Kennedy Takes a Position
The publicity-seeking chairman of the House Committee on Science and Astronautics, Overton Brooks, was aware of and concerned by the Air Force campaign. Unsatisfied by Air Force assurances that it did not hope to take over the lead role in the U. S. space program, Brooks wrote a three-page letter to President Kennedy on March 9, saying that he was “seriously disturbed by the persistence and strength of implications reaching me to the effect that a radical change in our national space policy is contemplated.” Brooks told Kennedy that he did not want to see “the military tail wag the space dog.”30 Brooks followed this letter with hearings on the NASA-Air Force rivalry, but he was not able to get top DOD officials to testify, most likely due to an administration decision not to cooperate with the committee. The hearings shed little light on the evolving situation.
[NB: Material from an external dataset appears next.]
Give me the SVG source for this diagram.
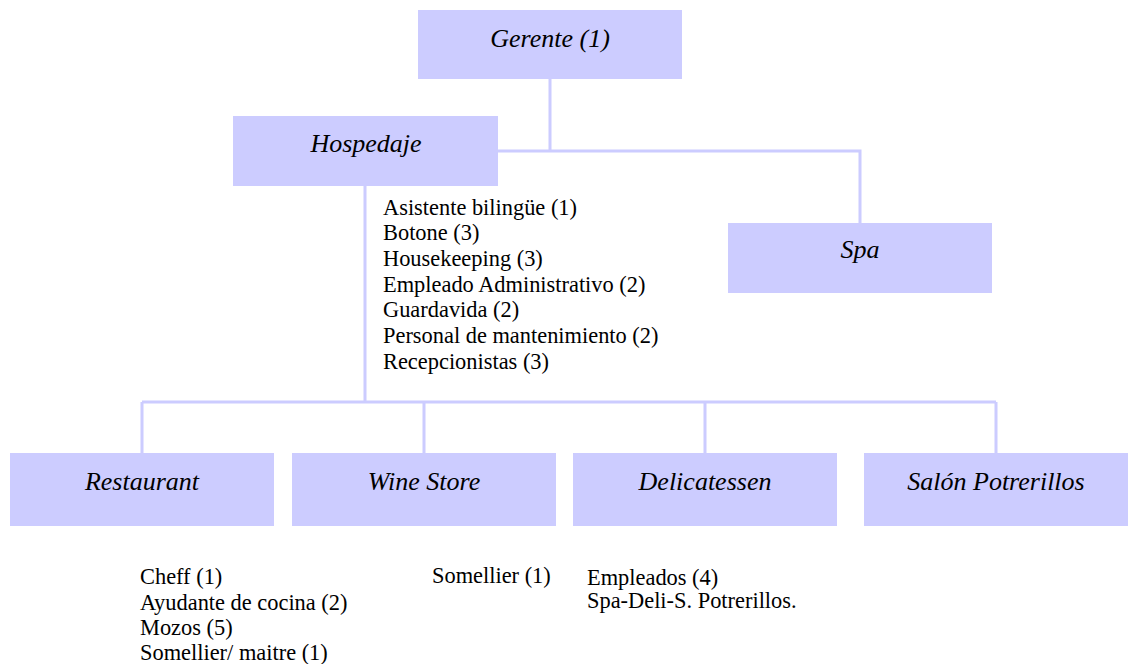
<svg xmlns="http://www.w3.org/2000/svg" width="1133" height="664" viewBox="0 0 1133 664">
<style>
.box{fill:#ccccff;}
.lbl{font-family:'Liberation Serif','Times New Roman',serif;font-style:italic;font-size:26px;fill:#000;text-anchor:middle;}
.lst{font-family:'Liberation Serif','Times New Roman',serif;font-size:22.4px;fill:#000;}
.ln{stroke:#ccccff;stroke-width:3;fill:none;}
</style>
<rect width="1133" height="664" fill="#fff"/>
<g id="connectors">
<path class="ln" d="M550 79V151M498 151H860V223"/>
<path class="ln" d="M365 186V402M142 402H996M142 402V453M424 402V453M705 402V453M996 402V453"/>
</g>
<g id="gerente"><rect class="box" x="418" y="10" width="264" height="69"/><text class="lbl" x="550" y="47">Gerente (1)</text></g>
<g id="hospedaje"><rect class="box" x="233" y="116" width="265" height="70"/><text class="lbl" x="366" y="152">Hospedaje</text>
<text class="lst" x="383" y="215">Asistente bilingüe (1)</text>
<text class="lst" x="383" y="240">Botone (3)</text>
<text class="lst" x="383" y="266">Housekeeping (3)</text>
<text class="lst" x="383" y="292">Empleado Administrativo (2)</text>
<text class="lst" x="383" y="317">Guardavida (2)</text>
<text class="lst" x="383" y="343">Personal de mantenimiento (2)</text>
<text class="lst" x="383" y="369">Recepcionistas (3)</text>
</g>
<g id="spa"><rect class="box" x="728" y="223" width="264" height="70"/><text class="lbl" x="860" y="258">Spa</text></g>
<g id="restaurant"><rect class="box" x="10" y="453" width="264" height="73"/><text class="lbl" x="142" y="490">Restaurant</text>
<text class="lst" x="140" y="584">Cheff (1)</text>
<text class="lst" x="140" y="610">Ayudante de cocina (2)</text>
<text class="lst" x="140" y="635">Mozos (5)</text>
<text class="lst" x="140" y="660">Somellier/ maitre (1)</text>
</g>
<g id="wine-store"><rect class="box" x="292" y="453" width="264" height="73"/><text class="lbl" x="424" y="490">Wine Store</text>
<text class="lst" x="432" y="583">Somellier (1)</text>
</g>
<g id="delicatessen"><rect class="box" x="573" y="453" width="264" height="73"/><text class="lbl" x="705" y="490">Delicatessen</text>
<text class="lst" x="587" y="585">Empleados (4)</text>
<text class="lst" x="587" y="608">Spa-Deli-S. Potrerillos.</text>
</g>
<g id="salon-potrerillos"><rect class="box" x="864" y="453" width="264" height="73"/><text class="lbl" x="996" y="490">Salón Potrerillos</text></g>
</svg>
Despite the hopes raised by Kennedy’s campaign rhetoric, it is unlikely that the new administration could have, or would have, agreed with the Air Force hope for a larger role in space at the expense of NASA. As he left office, Dwight Eisenhower had warned of the increasing power of the “military- industrial complex,” and a move in the early months of the administration to increase Air Force activity in a visible area such as space would have been politically very difficult. Secretary of Defense McNamara was trying to get the management of defense activities under centralized control. The top people in DOD were not particularly space conscious, and McNamara and Webb had reached an understanding of the respective roles of their agencies that the White House would have been unlikely to countermand. NASA under Webb’s direction seemed to be shaping up in terms both of its organization and program success, and there were no compelling reasons to downgrade the importance of the agency. One of presidential science adviser Wiesner’s major priorities was to control the spread of the arms race into new areas; he too was unlikely to have supported an expanded military space effort.
President Kennedy replied to the Brooks letter on March 23, telling the congressman that “it is not now, nor has it ever been my intention to subordinate the activities of the National Aeronautics and Space Administration to those of the Department of Defense.”31 With that response, the controversy over the NASA-Air Force relationship became a secondary policy issue, although it never completely disappeared.